From the January 22, 1938, issue


Lightning does strike twice and more than twice in the same place, it is demonstrated by the photograph appearing on the front cover of this week’s Science News Letter. Eleven separate strokes make up what appears to the eye as a single lightning flash.

The strokes, which come so fast that the human eye cannot distinguish them, were photographed by General Electric Co. scientists. The Empire State Building in New York City is the target.

The flash as the human eye sees it (main flash in center) was caught by one camera lens, while another one, rapidly rotating, caught the 11 separate strokes. The first one is the streak at the right, the last one is at left.

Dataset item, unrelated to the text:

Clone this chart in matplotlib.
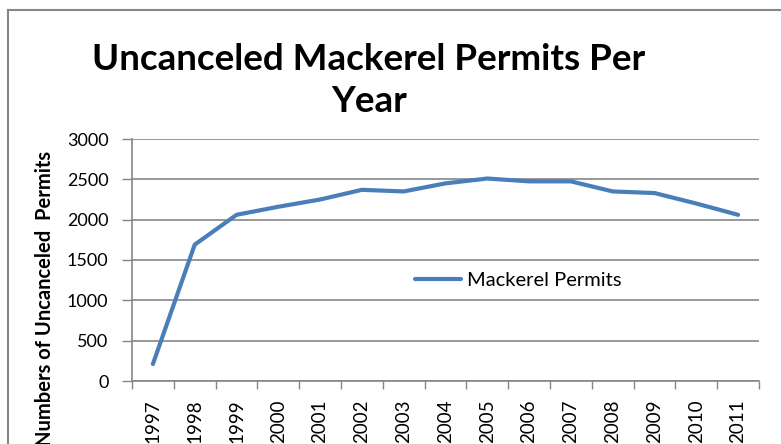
import matplotlib
matplotlib.use("Agg")
import matplotlib.pyplot as plt
from matplotlib.lines import Line2D

# data
years = ['1997', '1998', '1999', '2000', '2001', '2002', '2003', '2004',
         '2005', '2006', '2007', '2008', '2009', '2010', '2011']
permits = [210, 1690, 2060, 2160, 2250, 2370, 2350, 2450,
           2510, 2475, 2475, 2350, 2330, 2200, 2060]
y_ticks = [0, 500, 1000, 1500, 2000, 2500, 3000]

plt.rcParams['font.family'] = ['Lato', 'DejaVu Sans']
grey = '#868686'

fig = plt.figure(figsize=(7.81, 4.44), dpi=100)
ax = fig.add_axes([132 / 781, 1 - 381 / 444, 627 / 781, 242 / 444])

x = list(range(len(years)))
ax.plot(x, permits, color='#4A7EBB', linewidth=3, solid_capstyle='round',
        label='Mackerel Permits')

ax.set_xlim(-0.5, len(years) - 0.5)
ax.set_ylim(0, 3000)
ax.set_yticks(y_ticks)
ax.set_yticklabels([str(v) for v in y_ticks])

# ticks between the categories, labels at the centres
ax.set_xticks([i - 0.5 for i in range(len(years) + 1)])
ax.set_xticklabels([])
ax.set_xticks(x, minor=True)
ax.set_xticklabels(years, minor=True, rotation=90)
ax.tick_params(axis='x', which='major', length=6, width=1, color=grey, direction='out')
ax.tick_params(axis='x', which='minor', length=0, pad=13, labelsize=13.5)
ax.tick_params(axis='y', length=7, width=1, color=grey, pad=10, labelsize=13)

ax.grid(axis='y', color=grey, linewidth=1.2)
ax.set_axisbelow(True)
for side in ['top', 'right']:
    ax.spines[side].set_visible(False)
for side in ['left', 'bottom']:
    ax.spines[side].set_color(grey)
    ax.spines[side].set_linewidth(1.2)

ax.legend(loc='center left', bbox_to_anchor=(0.451, 0.417), frameon=False,
          fontsize=14.5, handlelength=2.3, handletextpad=0.3,
          borderpad=0, borderaxespad=0)

# title and y label
fig.text(369 / 781, 1 - 70 / 444, 'Uncanceled Mackerel Permits Per',
         ha='center', va='baseline', fontsize=26.5, fontweight='bold')
fig.text(369 / 781, 1 - 112 / 444, 'Year',
         ha='center', va='baseline', fontsize=26.5, fontweight='bold')
fig.text(45 / 781, 1 - 298 / 444, 'Numbers of Uncanceled  Permits',
         rotation=90, ha='center', va='center', fontsize=14.5, fontweight='bold')

# outer chart border
fig.add_artist(Line2D([8 / 781, 8 / 781], [0, 1 - 10 / 444], color=grey, linewidth=1.5))
fig.add_artist(Line2D([8 / 781, 1], [1 - 10 / 444, 1 - 10 / 444], color=grey, linewidth=1.5))

fig.savefig('out.png', dpi=100)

The flash took 0.36 second altogether.


The Earth’s salty oceans are some 500 million to 700 million years old, almost double the accepted previous estimates, Drs. A.C. Spencer and K.J. Murata, of the U.S. Geological Survey, have concluded after an intensive study of oceanic chemistry.

Before the turn of the century, geologists determined the age of the oceans by dividing the amount of salt in them by the amount added each year. This was based on the idea that all the salt brought to the oceans by rivers stayed there. Such an early determination of age, after hundreds of surveys and analyses, was about 100 million years. Later research brought the age to 350 million years, but such figures were found to be too small. Dinosaurs are now known to have existed about 100 million years ago, and oceans obviously existed long before that.

Studying the action of clay on salt water, Drs. Spencer and Murata in the recent work have found that some of the salt carried to the oceans is removed by clays, and deposited on the sea floors as a compound that does not easily dissolve. Correcting the old figures for this salt removal gives them the new age figure of 500 million to 700 million years.

The geologists who measure the Earth’s age by the products of the decay of radioactive elements are expected to say the new ocean age estimates are too small. They pronounce the Earth at least 2 billion years old. While the Earth in its earlier stages may have been oceanless, there is in the radioactive age figures plenty of room for even more ancient oceans.


The flaming younger generation stands condemned as the greatest group of mass murderers in America. The weapon is the automobile.

Although including more highly skilled automobile drivers than any other age group, 100,000 drivers between 16 and 20 years of age kill nearly twice as many on the road as the average 100,000 drivers.

Accident rates for those below 25 years of age are so high that bringing down that age group’s accident rate to the general level would save nearly 8,000 of the nearly 40,000 killed each year on the American highway and street.

These challenging figures were presented to the American Association for the Advancement of Science by Dr. Harry M. Johnson, research associate for the Highway Research Board, Washington. Young men between 19 and 21 years of age are apparently the worst menaces on the highway, Dr. Johnson declared, pointing to a chart which indicated plainly that young men just approaching their majority are responsible for many more accidents per 100,000 drivers than any other group.